Kayla Hamilton Act
Introduced on July 14, 2025 by Russell Fry
Sponsors (3)
House Votes
Senate Votes
AI Summary
The Kayla Hamilton Act updates federal child-trafficking protections and changes how the Department of Health and Human Services (HHS) decides where to place children who arrive in the U.S. without a parent or legal guardian and without lawful status. These children are called “unaccompanied alien children” under federal law. HHS would have to weigh a child’s risk to themselves, risk to the community, and risk of running away when choosing the least restrictive placement. It amends existing anti-trafficking law to strengthen these placement rules.
Before placing most children, HHS would have to ask the child’s home-country consulate or embassy for any criminal record and check for gang-related tattoos or markings.

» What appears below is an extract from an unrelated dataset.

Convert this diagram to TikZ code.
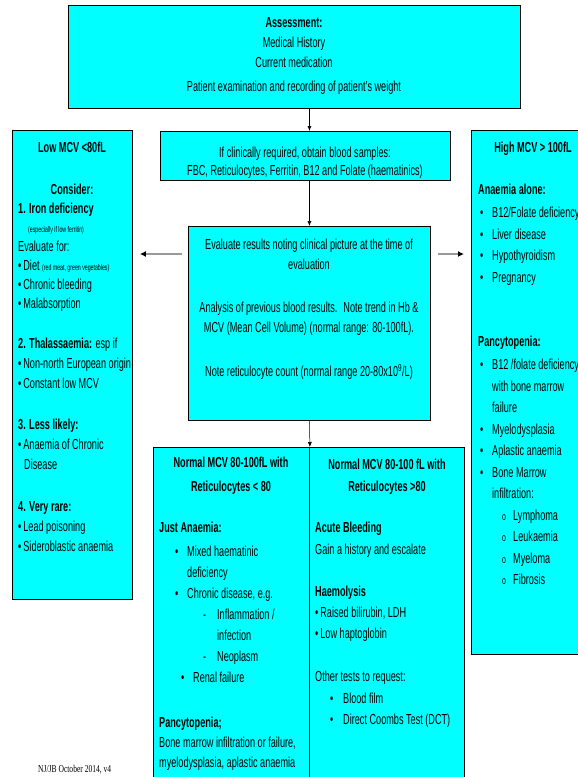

If a child is 13 or older and has gang-related markings or a record tied to gang activity, the child must be placed in a secure facility.
Key points
- Who is affected: Unaccompanied children in HHS custody and people who want to sponsor them, including all adult members of a sponsor’s household.
- What changes for placements: HHS must consider danger to self, danger to the community, and flight risk; for most children, HHS must request any criminal record from the child’s home country and check for gang markings; children 13+ with gang indicators must go to a secure facility .
- What changes for sponsors: HHS must give the Department of Homeland Security the sponsor’s and all adult household members’ name, date of birth, Social Security number, immigration status, contact details, and results of background checks (including sex-offender registry, public records, and an FBI fingerprint check) before placement.
- A key limit: HHS may not place a child with a sponsor who is unlawfully present in the United States.